_Entries shown_
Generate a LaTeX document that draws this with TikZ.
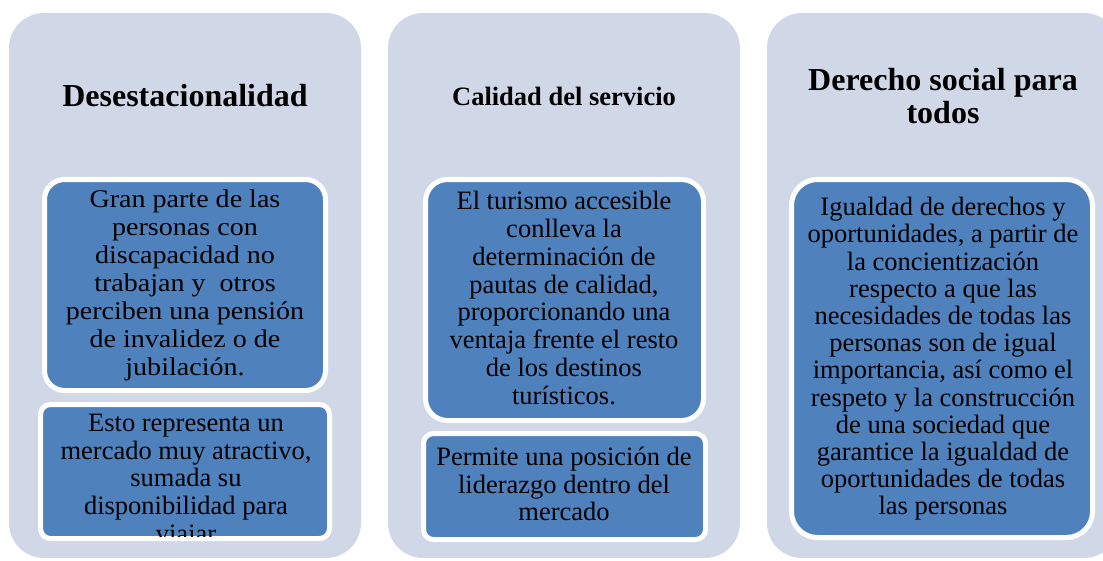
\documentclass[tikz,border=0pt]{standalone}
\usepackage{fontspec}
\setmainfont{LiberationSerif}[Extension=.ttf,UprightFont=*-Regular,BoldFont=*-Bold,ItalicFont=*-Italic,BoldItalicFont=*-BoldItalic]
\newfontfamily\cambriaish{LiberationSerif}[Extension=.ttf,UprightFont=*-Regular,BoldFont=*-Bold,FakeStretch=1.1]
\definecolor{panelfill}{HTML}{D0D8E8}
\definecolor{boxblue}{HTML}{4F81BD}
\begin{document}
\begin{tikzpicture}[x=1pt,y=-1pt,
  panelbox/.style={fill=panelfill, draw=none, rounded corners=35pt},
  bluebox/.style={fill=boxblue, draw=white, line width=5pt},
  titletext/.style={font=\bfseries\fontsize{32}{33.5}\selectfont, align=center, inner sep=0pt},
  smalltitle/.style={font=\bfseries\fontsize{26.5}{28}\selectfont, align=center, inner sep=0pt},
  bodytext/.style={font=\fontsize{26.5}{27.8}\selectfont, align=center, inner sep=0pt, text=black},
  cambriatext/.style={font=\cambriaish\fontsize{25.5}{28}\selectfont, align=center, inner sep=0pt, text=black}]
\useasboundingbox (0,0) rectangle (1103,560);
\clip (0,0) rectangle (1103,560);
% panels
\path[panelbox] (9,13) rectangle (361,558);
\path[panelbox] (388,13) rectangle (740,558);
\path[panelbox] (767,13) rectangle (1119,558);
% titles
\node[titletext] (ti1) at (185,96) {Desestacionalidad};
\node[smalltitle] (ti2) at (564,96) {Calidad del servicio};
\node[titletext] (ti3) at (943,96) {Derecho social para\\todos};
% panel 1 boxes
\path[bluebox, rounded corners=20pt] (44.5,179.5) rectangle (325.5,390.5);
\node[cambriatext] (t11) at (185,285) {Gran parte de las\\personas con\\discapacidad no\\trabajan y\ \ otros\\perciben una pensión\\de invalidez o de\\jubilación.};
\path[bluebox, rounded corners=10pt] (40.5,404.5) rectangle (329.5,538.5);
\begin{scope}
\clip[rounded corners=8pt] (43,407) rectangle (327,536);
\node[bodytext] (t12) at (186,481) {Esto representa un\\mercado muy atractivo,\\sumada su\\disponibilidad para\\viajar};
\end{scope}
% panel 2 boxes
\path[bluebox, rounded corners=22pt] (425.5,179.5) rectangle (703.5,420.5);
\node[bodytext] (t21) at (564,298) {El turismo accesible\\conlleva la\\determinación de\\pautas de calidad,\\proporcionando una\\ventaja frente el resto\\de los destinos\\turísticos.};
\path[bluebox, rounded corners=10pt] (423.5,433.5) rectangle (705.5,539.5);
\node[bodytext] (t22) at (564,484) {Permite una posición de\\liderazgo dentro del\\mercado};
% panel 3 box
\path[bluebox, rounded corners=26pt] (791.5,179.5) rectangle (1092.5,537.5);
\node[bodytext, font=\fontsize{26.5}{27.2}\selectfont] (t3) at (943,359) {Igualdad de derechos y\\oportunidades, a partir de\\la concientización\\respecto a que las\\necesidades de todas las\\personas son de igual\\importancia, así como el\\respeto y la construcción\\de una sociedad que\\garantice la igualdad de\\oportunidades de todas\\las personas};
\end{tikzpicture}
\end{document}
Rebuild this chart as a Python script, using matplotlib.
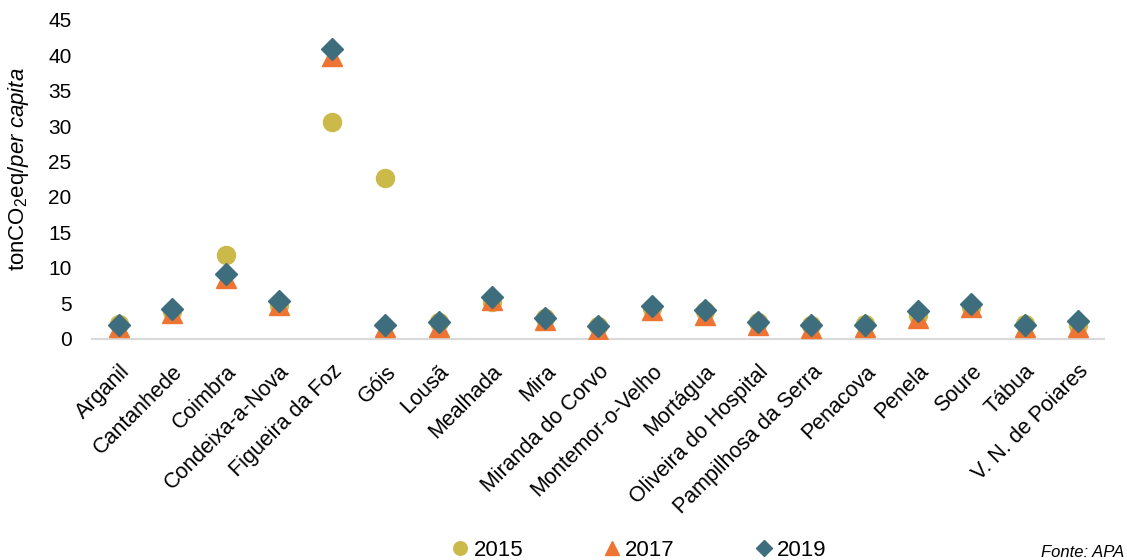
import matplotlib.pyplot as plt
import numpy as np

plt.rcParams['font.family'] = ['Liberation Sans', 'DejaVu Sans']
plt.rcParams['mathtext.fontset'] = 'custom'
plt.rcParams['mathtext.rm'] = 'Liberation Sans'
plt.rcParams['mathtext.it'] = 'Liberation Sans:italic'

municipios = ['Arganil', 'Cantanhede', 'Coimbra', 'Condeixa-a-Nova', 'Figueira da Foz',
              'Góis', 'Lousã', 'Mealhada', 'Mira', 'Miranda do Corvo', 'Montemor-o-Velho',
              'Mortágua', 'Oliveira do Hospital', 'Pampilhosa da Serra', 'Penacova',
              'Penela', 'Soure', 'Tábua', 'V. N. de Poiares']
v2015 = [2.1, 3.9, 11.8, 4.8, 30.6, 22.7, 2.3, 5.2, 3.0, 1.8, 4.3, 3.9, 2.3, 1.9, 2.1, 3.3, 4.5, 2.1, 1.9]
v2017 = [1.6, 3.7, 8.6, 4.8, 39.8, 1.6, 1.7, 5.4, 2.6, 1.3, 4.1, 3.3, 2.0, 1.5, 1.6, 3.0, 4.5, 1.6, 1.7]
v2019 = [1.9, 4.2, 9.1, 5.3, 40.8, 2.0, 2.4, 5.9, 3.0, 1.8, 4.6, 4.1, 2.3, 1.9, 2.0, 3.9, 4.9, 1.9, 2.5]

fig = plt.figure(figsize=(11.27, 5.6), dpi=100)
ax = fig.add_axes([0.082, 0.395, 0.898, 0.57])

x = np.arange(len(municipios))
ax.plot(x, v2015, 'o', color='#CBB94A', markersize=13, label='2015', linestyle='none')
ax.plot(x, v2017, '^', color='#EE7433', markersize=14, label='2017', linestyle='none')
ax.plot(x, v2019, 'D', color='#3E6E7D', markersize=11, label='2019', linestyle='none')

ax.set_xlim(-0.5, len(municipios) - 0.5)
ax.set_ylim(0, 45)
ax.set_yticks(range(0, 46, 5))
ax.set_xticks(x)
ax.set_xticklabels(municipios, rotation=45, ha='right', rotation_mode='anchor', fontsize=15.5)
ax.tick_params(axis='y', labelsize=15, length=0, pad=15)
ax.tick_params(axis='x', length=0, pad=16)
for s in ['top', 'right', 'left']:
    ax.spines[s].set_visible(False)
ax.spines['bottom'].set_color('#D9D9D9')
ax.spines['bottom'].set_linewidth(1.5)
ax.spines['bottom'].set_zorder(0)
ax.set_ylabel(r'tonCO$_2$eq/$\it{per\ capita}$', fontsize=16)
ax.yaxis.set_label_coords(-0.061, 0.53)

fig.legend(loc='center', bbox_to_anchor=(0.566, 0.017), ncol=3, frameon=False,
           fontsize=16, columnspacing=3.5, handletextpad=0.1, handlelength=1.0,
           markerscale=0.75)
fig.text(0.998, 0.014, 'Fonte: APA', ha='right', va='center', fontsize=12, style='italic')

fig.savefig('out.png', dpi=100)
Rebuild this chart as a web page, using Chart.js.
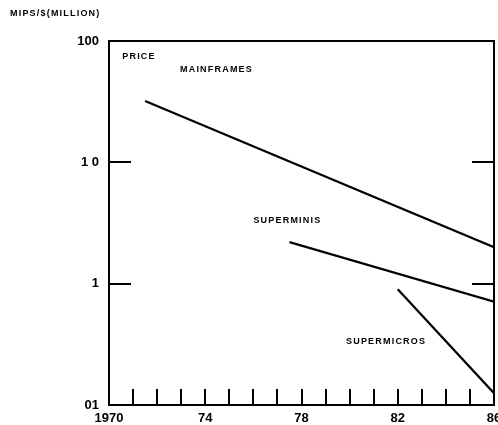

_What the exercise asks_
Copy every record character for character. Skip the pictures.

_Full output_
Generate a LaTeX document that draws this with TikZ.
\documentclass[tikz,border=0pt]{standalone}
\usepackage{fontspec}
\setmainfont{LiberationSerif}[Extension=.ttf,UprightFont=*-Regular,BoldFont=*-Bold,ItalicFont=*-Italic,BoldItalicFont=*-BoldItalic]
\newfontfamily\cambriaish{LiberationSerif}[Extension=.ttf,UprightFont=*-Regular,BoldFont=*-Bold,FakeStretch=1.1]
\definecolor{panelfill}{HTML}{D0D8E8}
\definecolor{boxblue}{HTML}{4F81BD}
\begin{document}
\begin{tikzpicture}[x=1pt,y=-1pt,
  panelbox/.style={fill=panelfill, draw=none, rounded corners=35pt},
  bluebox/.style={fill=boxblue, draw=white, line width=5pt},
  titletext/.style={font=\bfseries\fontsize{32}{33.5}\selectfont, align=center, inner sep=0pt},
  smalltitle/.style={font=\bfseries\fontsize{26.5}{28}\selectfont, align=center, inner sep=0pt},
  bodytext/.style={font=\fontsize{26.5}{27.8}\selectfont, align=center, inner sep=0pt, text=black},
  cambriatext/.style={font=\cambriaish\fontsize{25.5}{28}\selectfont, align=center, inner sep=0pt, text=black}]
\useasboundingbox (0,0) rectangle (1103,560);
\clip (0,0) rectangle (1103,560);
% panels
\path[panelbox] (9,13) rectangle (361,558);
\path[panelbox] (388,13) rectangle (740,558);
\path[panelbox] (767,13) rectangle (1119,558);
% titles
\node[titletext] (ti1) at (185,96) {Desestacionalidad};
\node[smalltitle] (ti2) at (564,96) {Calidad del servicio};
\node[titletext] (ti3) at (943,96) {Derecho social para\\todos};
% panel 1 boxes
\path[bluebox, rounded corners=20pt] (44.5,179.5) rectangle (325.5,390.5);
\node[cambriatext] (t11) at (185,285) {Gran parte de las\\personas con\\discapacidad no\\trabajan y\ \ otros\\perciben una pensión\\de invalidez o de\\jubilación.};
\path[bluebox, rounded corners=10pt] (40.5,404.5) rectangle (329.5,538.5);
\begin{scope}
\clip[rounded corners=8pt] (43,407) rectangle (327,536);
\node[bodytext] (t12) at (186,481) {Esto representa un\\mercado muy atractivo,\\sumada su\\disponibilidad para\\viajar};
\end{scope}
% panel 2 boxes
\path[bluebox, rounded corners=22pt] (425.5,179.5) rectangle (703.5,420.5);
\node[bodytext] (t21) at (564,298) {El turismo accesible\\conlleva la\\determinación de\\pautas de calidad,\\proporcionando una\\ventaja frente el resto\\de los destinos\\turísticos.};
\path[bluebox, rounded corners=10pt] (423.5,433.5) rectangle (705.5,539.5);
\node[bodytext] (t22) at (564,484) {Permite una posición de\\liderazgo dentro del\\mercado};
% panel 3 box
\path[bluebox, rounded corners=26pt] (791.5,179.5) rectangle (1092.5,537.5);
\node[bodytext, font=\fontsize{26.5}{27.2}\selectfont] (t3) at (943,359) {Igualdad de derechos y\\oportunidades, a partir de\\la concientización\\respecto a que las\\necesidades de todas las\\personas son de igual\\importancia, así como el\\respeto y la construcción\\de una sociedad que\\garantice la igualdad de\\oportunidades de todas\\las personas};
\end{tikzpicture}
\end{document}
Rebuild this chart as a Python script, using matplotlib.
import matplotlib.pyplot as plt
import numpy as np

plt.rcParams['font.family'] = ['Liberation Sans', 'DejaVu Sans']
plt.rcParams['mathtext.fontset'] = 'custom'
plt.rcParams['mathtext.rm'] = 'Liberation Sans'
plt.rcParams['mathtext.it'] = 'Liberation Sans:italic'

municipios = ['Arganil', 'Cantanhede', 'Coimbra', 'Condeixa-a-Nova', 'Figueira da Foz',
              'Góis', 'Lousã', 'Mealhada', 'Mira', 'Miranda do Corvo', 'Montemor-o-Velho',
              'Mortágua', 'Oliveira do Hospital', 'Pampilhosa da Serra', 'Penacova',
              'Penela', 'Soure', 'Tábua', 'V. N. de Poiares']
v2015 = [2.1, 3.9, 11.8, 4.8, 30.6, 22.7, 2.3, 5.2, 3.0, 1.8, 4.3, 3.9, 2.3, 1.9, 2.1, 3.3, 4.5, 2.1, 1.9]
v2017 = [1.6, 3.7, 8.6, 4.8, 39.8, 1.6, 1.7, 5.4, 2.6, 1.3, 4.1, 3.3, 2.0, 1.5, 1.6, 3.0, 4.5, 1.6, 1.7]
v2019 = [1.9, 4.2, 9.1, 5.3, 40.8, 2.0, 2.4, 5.9, 3.0, 1.8, 4.6, 4.1, 2.3, 1.9, 2.0, 3.9, 4.9, 1.9, 2.5]

fig = plt.figure(figsize=(11.27, 5.6), dpi=100)
ax = fig.add_axes([0.082, 0.395, 0.898, 0.57])

x = np.arange(len(municipios))
ax.plot(x, v2015, 'o', color='#CBB94A', markersize=13, label='2015', linestyle='none')
ax.plot(x, v2017, '^', color='#EE7433', markersize=14, label='2017', linestyle='none')
ax.plot(x, v2019, 'D', color='#3E6E7D', markersize=11, label='2019', linestyle='none')

ax.set_xlim(-0.5, len(municipios) - 0.5)
ax.set_ylim(0, 45)
ax.set_yticks(range(0, 46, 5))
ax.set_xticks(x)
ax.set_xticklabels(municipios, rotation=45, ha='right', rotation_mode='anchor', fontsize=15.5)
ax.tick_params(axis='y', labelsize=15, length=0, pad=15)
ax.tick_params(axis='x', length=0, pad=16)
for s in ['top', 'right', 'left']:
    ax.spines[s].set_visible(False)
ax.spines['bottom'].set_color('#D9D9D9')
ax.spines['bottom'].set_linewidth(1.5)
ax.spines['bottom'].set_zorder(0)
ax.set_ylabel(r'tonCO$_2$eq/$\it{per\ capita}$', fontsize=16)
ax.yaxis.set_label_coords(-0.061, 0.53)

fig.legend(loc='center', bbox_to_anchor=(0.566, 0.017), ncol=3, frameon=False,
           fontsize=16, columnspacing=3.5, handletextpad=0.1, handlelength=1.0,
           markerscale=0.75)
fig.text(0.998, 0.014, 'Fonte: APA', ha='right', va='center', fontsize=12, style='italic')

fig.savefig('out.png', dpi=100)
Rebuild this chart as a web page, using Chart.js.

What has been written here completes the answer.